The forward operator is very simple: the travel time to each receiver is the
slownesses integrated over the path from source to receiver, which is a straight line in this case! There is no ray-bending. However, to make life even easier, the jacobian matrix associated with forward operator is already given as vector. You can partition the vector into a matrix of dimensions that agree with the geometry of the problem using partition.m. Partition takes a vector of length n and returns a matrix with n/m rows and m columns.

MATHELB

A mini matlab tutorial  can be downloaded to find all the functions in matlab you need for this assignment. Also, in m:\handouts\gp605\kvanwijk\hansen_toolbox you can find the toolbox by Per Christian Hansen with functions like L-curve.m and an svd function that projects out the null space: csvd.m.

• Estimate the variance in the data.  You can do this in several ways.  First you could use the l_curve.m function to estimate the optimal regularization parameter and then use the least squares model that results from this regularization parameter to predict times. Comparing the variance of these predicted times and data will give you an estimate of the variance of the noise.  However, this doesn't always work, so you should also look at the Chi-squared curve as a function of the number of singular values used.  If you find that this curve is very flat near the Chi-squared = 1 point, you may need to reduce the number of singular values used so that you don't overfit the data.   Finally, you can try smoothing the data in small windows.  By comparing the smoothed data to the raw data, you might be able to estimate the local noise variance.  Throughout, you'll want to use Hansen's compact SVD csvd.m.  This will project out the null space for you.

• Once you have an estimate of the data variance,  find the smoothest model that fits the data, according to the recipe for Optimally Truncated SVD (i.e.  Chi-squared =1 or the data fit does not improve).

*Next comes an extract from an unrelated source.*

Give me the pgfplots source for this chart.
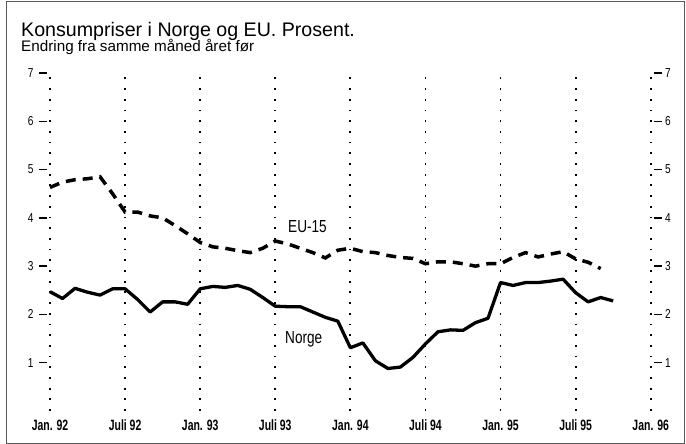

Use your estimate of the variance  in the definition of  Chi-squared.  You don't have to use truncated SVD.  You could also use second difference regularization if you prefer.   But the goal is the find the smoothest model that explains the data using your own estimate of the data uncertainties.

• To help you understand what features are well and poorly resolved, plot one of the well resolved model singular vectors and one of the poorly resolved singular vectors.  All models should be plotted as either 2D contour plots (13 x 13) or as 3D perspective plots.  Be sure to explain what you see in these eigenvector plots.  Also be sure to label what you infer to be the orientation of the sources and receivers:  you can figure this out from your eigenvector plots.

• Show an illumination plot.  This is the total length of rays in each cell.  Again this should be either a contour plot or a perspective plot, not a 1D plot.

• Show plots of the resolution matrix and the covariance matrix associated with your best estimate of the true model.

• Try to say something quantitative about the range of models that fit the data.

• Finally, don't forget your prime objective, which is to make a quantitative interpretation on the tunnels using the data.

• When you've done all this, you'll need to write up your results in a coherent fashion.